View further information on documentation required here.
The lender will also assign an independent valuer to assess your property. This is to ensure that the loan amount that has been requested is supported by the value of the property.
Be sure to disclose your true state of affairs in your loan application, to enable lender to make a fair assessment to determine whether you will be able to afford your loan repayments. Note that all Lenders are obliged to comply with the terms of the National Credit Act.
The lender will also insist that you take out insurance on your building and any additions such as walls, paving and outbuildings etc. so that you are covered in the event of a fire, flood, damage or any other major disaster. The insurance premium can be added into your monthly loan instalment. In most cases for sectional title properties, this will not be necessary, as your insurance will be included in your levy and payable to your Body Corporate.
You may also be encouraged to take out mortgage protection cover to protect your family and your home, in the event of the death or disability of the major bread winner. This is a very practical cover that protects your home and your family, as the insurance will settle your outstanding loan should you die or become disabled.
Once all the conditions of the contract have been met and the deposit paid, the next process is the transfer of the property into your name and the registration of the Mortgage Bond at the Deeds Office. The Conveyancing Attorneys handle this part of the loan process and will contact you when the documents are ready to be signed.
The seller will also have to provide you with an Electrical Clearance Certificate, as well as a document stating that the property is pest-free. These conditions may vary depending on which province your property is situated in.
The registration and transfer process normally takes between 8-10 weeks if there are no unexpected delays.
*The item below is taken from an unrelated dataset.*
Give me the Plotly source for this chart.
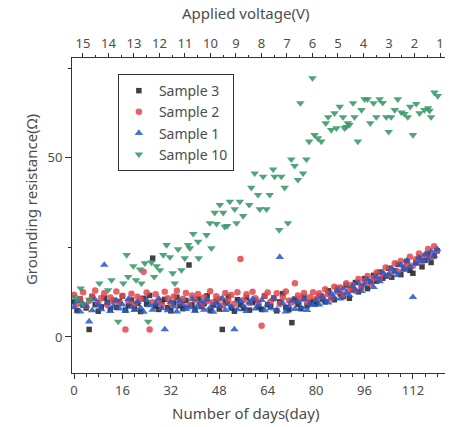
import plotly.graph_objects as go

# ---------------- data ----------------
days = list(range(0, 121))

sample3 = [9.8, 7.4, 10.6, 8.9, 8.1, 2.1, 11.2, 9.0, 7.2, 8.4, 10.9, 9.6, 7.8, 10.1, 8.3, 9.9, 11.4, 7.5, 8.8, 10.3,
           8.0, 9.4, 7.1, 10.8, 9.2, 11.6, 22.0, 8.6, 7.7, 9.9, 10.5, 8.2, 7.3, 9.5, 11.1, 8.7, 7.9, 10.2, 20.1, 9.0,
           7.6, 10.7, 8.5, 9.3, 11.5, 7.4, 8.9, 10.0, 7.8, 2.1, 9.7, 11.3, 8.1, 7.2, 10.4, 9.1, 8.0, 11.0, 7.5, 9.6,
           10.2, 8.3, 7.7, 11.4, 9.0, 8.6, 10.9, 7.3, 9.8, 12.1, 8.2, 7.6, 4.0, 10.6, 9.1, 7.9, 11.2, 8.7, 9.5, 10.0,
           9.3, 11.5, 10.6, 9.8, 12.9, 11.1, 10.4, 13.6, 12.0, 11.3, 14.5, 10.8, 13.1, 15.2, 12.6, 14.0, 16.3, 13.5, 15.4, 17.2,
           15.6, 18.1, 16.4, 17.0, 19.2, 16.7, 18.5, 20.3, 17.4, 19.0, 21.1, 18.6, 17.8, 20.7, 22.0, 19.6, 21.4, 23.3, 20.8, 22.6, 24.1]

sample2 = [11.8, 9.2, 10.6, 12.5, 8.7, 10.1, 11.4, 13.0, 9.5, 10.9, 12.2, 8.9, 11.0, 10.3, 12.7, 9.6, 11.5, 2.1, 10.0, 12.1,
           9.3, 11.2, 10.5, 18.2, 12.4, 2.1, 9.7, 11.9, 10.2, 8.8, 12.6, 10.8, 9.4, 11.3, 12.9, 9.9, 10.7, 12.3, 8.9, 11.6,
           10.4, 12.0, 9.1, 11.1, 10.0, 12.8, 9.7, 11.4, 10.6, 8.8, 12.3, 10.1, 11.7, 9.3, 12.5, 21.8, 10.3, 11.9, 9.5, 12.6,
           10.8, 9.4, 3.1, 11.5, 12.4, 9.9, 10.7, 12.2, 9.2, 11.0, 12.7, 10.2, 9.6, 15.0, 11.6, 10.5, 12.3, 9.8, 11.1, 12.5,
           10.7, 12.2, 11.4, 13.3, 11.9, 10.9, 14.0, 12.6, 13.8, 11.8, 15.0, 13.2, 14.5, 12.9, 16.2, 14.1, 15.6, 17.0, 14.9, 16.4,
           18.0, 16.1, 17.6, 19.4, 17.2, 18.8, 20.6, 18.3, 21.2, 19.5, 20.1, 22.4, 19.9, 21.7, 23.3, 21.0, 22.8, 24.6, 22.2, 25.3, 24.0]

sample1 = [8.3, 10.0, 7.1, 9.2, 8.6, 4.3, 7.4, 10.4, 8.9, 7.7, 20.1, 9.5, 7.2, 8.6, 10.2, 7.9, 9.0, 7.3, 10.6, 8.4,
           7.5, 9.7, 8.1, 7.0, 10.3, 8.8, 7.6, 9.4, 10.7, 8.0, 2.1, 7.4, 9.8, 8.5, 7.1, 10.1, 9.0, 7.8, 8.3, 10.5,
           7.3, 8.9, 9.9, 7.6, 10.4, 8.2, 7.0, 9.3, 8.7, 10.8, 7.5, 9.1, 8.4, 2.1, 7.7, 10.0, 8.6, 7.2, 9.6, 10.6,
           7.9, 8.8, 10.3, 7.4, 9.1, 8.0, 10.7, 7.6, 22.3, 9.4, 7.1, 8.5, 10.1, 7.8, 9.7, 8.3, 10.5, 7.5, 9.2, 8.9,
           10.2, 9.0, 11.3, 10.1, 9.6, 12.2, 11.0, 12.9, 10.7, 13.4, 12.3, 11.6, 14.2, 13.0, 15.1, 12.8, 14.6, 16.0, 15.3, 13.9,
           16.8, 15.5, 18.0, 16.9, 17.5, 19.1, 18.2, 17.3, 20.0, 18.9, 21.3, 19.6, 11.1, 20.5, 22.1, 21.2, 23.0, 21.8, 23.9, 22.7, 24.5]

sample10_days = [0, 1, 2.2, 3, 5, 8.4, 11.3, 12.4, 14.6, 16.3, 17.4, 17.9, 19.6, 20.5, 21.8, 22.3, 23.4, 24.5, 25.6, 26.5,
                 27.3, 28.4, 29.5, 30.6, 31.7, 32.6, 33.3, 34.4, 35.5, 36.6, 37.7, 38.3, 39.4, 41, 41.2, 43.8, 44.9, 45.4, 46.5, 47.1,
                 48.2, 49.3, 49.8, 50.6, 51.5, 53.1, 53.7, 54.8, 55.9, 57.9, 58.6, 59.7, 60.8, 61.4, 62.5, 63.6, 64.7, 65.8, 66.3, 67.8,
                 68.5, 69.6, 70.7, 71.8, 72.9, 74, 74.8, 75.7, 76.8, 77.7, 78.8, 79.5, 80.6, 81.7, 83.2, 84, 85, 86.1, 86.7, 87.8,
                 88.9, 89.4, 90, 90.5, 91, 92.2, 92.7, 93.8, 95, 96, 97, 97.9, 99, 99.9, 101, 102, 103.2, 104, 104.8, 106,
                 107, 108.2, 109.2, 110.3, 111.1, 112, 113.1, 114.2, 115.8, 117, 117.5, 118, 119.1, 120.2]
sample10 = [11.3, 10.5, 13.6, 9.2, 10.4, 15.0, 13.1, 15.9, 4.3, 15.0, 22.9, 16.8, 19.8, 15.9, 18.9, 15.0, 20.6, 4.3, 20.8, 16.8,
            19.8, 18.7, 22.9, 25.7, 22.3, 17.8, 15.0, 24.5, 18.7, 22.0, 25.7, 24.8, 28.8, 26.6, 22.0, 28.5, 31.8, 24.8, 34.7, 31.6,
            36.9, 34.7, 30.8, 31.0, 37.8, 35.7, 31.8, 37.8, 33.8, 36.9, 41.7, 45.7, 39.7, 35.7, 44.8, 35.7, 39.7, 46.8, 44.8, 29.9,
            44.8, 41.7, 31.8, 49.6, 47.8, 43.9, 65.3, 45.7, 49.6, 54.6, 72.3, 56.4, 55.5, 54.6, 59.7, 61.4, 57.8, 62.5, 58.3, 64.3,
            61.4, 58.3, 58.7, 59.7, 59.2, 65.3, 61.4, 54.6, 63.4, 66.4, 66.4, 59.7, 65.3, 61.4, 66.4, 65.4, 61.4, 57.3, 61.4, 63.4,
            66.4, 62.7, 62.3, 61.4, 64.3, 56.4, 65.1, 62.5, 63.4, 63.9, 63.2, 61.4, 68.3, 67.3]

day_ticks = [0, 16, 32, 48, 64, 80, 96, 112]
voltage_ticks = [15, 14, 13, 12, 11, 10, 9, 8, 7, 6, 5, 4, 3, 2, 1]
y_ticks = [0, 50]

# ---------------- figure ----------------
FONT = "Noto Sans"
TXT = "#4d4d4d"
AX = "#333333"

fig = go.Figure()
fig.add_trace(go.Scatter(x=days, y=sample3, mode="markers", name="Sample 3",
                         marker=dict(symbol="square", size=5.5, color="#2b2b2b", opacity=0.9)))
fig.add_trace(go.Scatter(x=days, y=sample2, mode="markers", name="Sample 2",
                         marker=dict(symbol="circle", size=6.5, color="#e0474c", opacity=0.85)))
fig.add_trace(go.Scatter(x=days, y=sample1, mode="markers", name="Sample 1",
                         marker=dict(symbol="triangle-up", size=7.5, color="#2458cc", opacity=0.85)))
fig.add_trace(go.Scatter(x=sample10_days, y=sample10, mode="markers", name="Sample 10",
                         marker=dict(symbol="triangle-down", size=7.5, color="#3d9a6a", opacity=0.9)))
# invisible trace to carry the top (voltage) axis
fig.add_trace(go.Scatter(x=voltage_ticks, y=[None] * len(voltage_ticks), xaxis="x2", yaxis="y",
                         mode="markers", showlegend=False, hoverinfo="skip"))

fig.update_layout(
    width=450, height=427,
    margin=dict(l=72, r=5, t=58, b=54),
    paper_bgcolor="white", plot_bgcolor="white",
    font=dict(family=FONT, color=TXT, size=13),
    showlegend=True,
    legend=dict(x=0.123, y=0.949, xanchor="left", yanchor="top",
                bordercolor="#333333", borderwidth=1, bgcolor="rgba(255,255,255,0)",
                font=dict(size=14, family=FONT, color=TXT), tracegroupgap=0,
                itemwidth=30),
    xaxis=dict(range=[-0.66, 122.6], tickmode="array", tickvals=day_ticks,
               ticks="outside", ticklen=5, tickcolor=AX, showline=True, linecolor=AX, linewidth=1,
               showgrid=False, zeroline=False, tickfont=dict(size=13, color=TXT),
               minor=dict(dtick=4, tick0=0, ticks="outside", ticklen=3, tickcolor=AX, showgrid=False)),
    xaxis2=dict(range=[15.43, 0.804], overlaying="x", side="top", anchor="y",
                tickmode="array", tickvals=voltage_ticks,
                ticks="outside", ticklen=4, tickcolor=AX, showline=True, linecolor=AX, linewidth=1,
                showgrid=False, zeroline=False, tickfont=dict(size=13, color=TXT),
                minor=dict(dtick=0.5, tick0=0.5, ticks="outside", ticklen=2, tickcolor=AX, showgrid=False)),
    yaxis=dict(range=[-10.06, 77.9], tickmode="array", tickvals=y_ticks,
               ticks="outside", ticklen=6, tickcolor=AX, showline=True, linecolor=AX, linewidth=1,
               showgrid=False, zeroline=False, tickfont=dict(size=13, color=TXT),
               minor=dict(dtick=25, tick0=0, ticks="outside", ticklen=3, tickcolor=AX, showgrid=False)),
    annotations=[
        dict(text="Applied voltage(V)", xref="paper", yref="paper", x=0.466, y=1.0, yshift=45,
             showarrow=False, font=dict(size=15, color=TXT, family=FONT), xanchor="center", yanchor="middle"),
        dict(text="Number of days(day)", xref="paper", yref="paper", x=0.466, y=0.0, yshift=-40,
             showarrow=False, font=dict(size=15, color=TXT, family=FONT), xanchor="center", yanchor="middle"),
        dict(text="Grounding resistance(Ω)", xref="paper", yref="paper", x=0.0, xshift=-41, y=0.549,
             textangle=-90, showarrow=False, font=dict(size=15, color=TXT, family=FONT),
             xanchor="center", yanchor="middle"),
    ],
)

# remove the browser's default 8px page margin so the figure sits at the window's corner
fig.write_html("out.html", config={"displayModeBar": False},
               post_script="document.body.style.margin='0';")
The day the transfer is registered in the Deeds Office is the day you become the legal owner of the property. Your lender will start the insurance policy and begin charging interest on the loan and will inform you when the first instalment becomes payable. From this date onwards you are also responsible for paying rates and levies (or earlier, depending on conditions of sale agreement).
Please view our Step-by-Step: Registering your Bond process here
Make sure your monthly home loan instalments, rates and taxes are kept up to date at all times. If you should find yourself in financial difficulty at any time during your loan term, instead of ignoring your dilemma, rather speak to your mortgage lender and municipality about this, as a responsible lender such as SA Home Loans will do everything they can to help you through difficult times. Both the municipality and the mortgage lender may as a last resort be forced to sell the property should you continually default on payment.
In most municipalities rates and utility accounts are payable on a monthly basis. However, in the Cape it is common to have to pay rates yearly in advance.
When choosing the lender / financer for your home, don't forget this is a long-term relationship and you want to be absolutely confident that the company you deal with will serve you well for the whole life of your loans. How will you be treated if you do fall behind on your loan repayments? What service will you receive if you need to apply for a re-advance or further loan? Do you prefer to deal with your lender via a branch or over the telephone? How sure are you that the discount rate you receive today will not be increased if your circumstances change? Beware of the fine print. Be sure to choose a lender that prides itself on a transparent pricing policy and has a strong focus on client service excellence.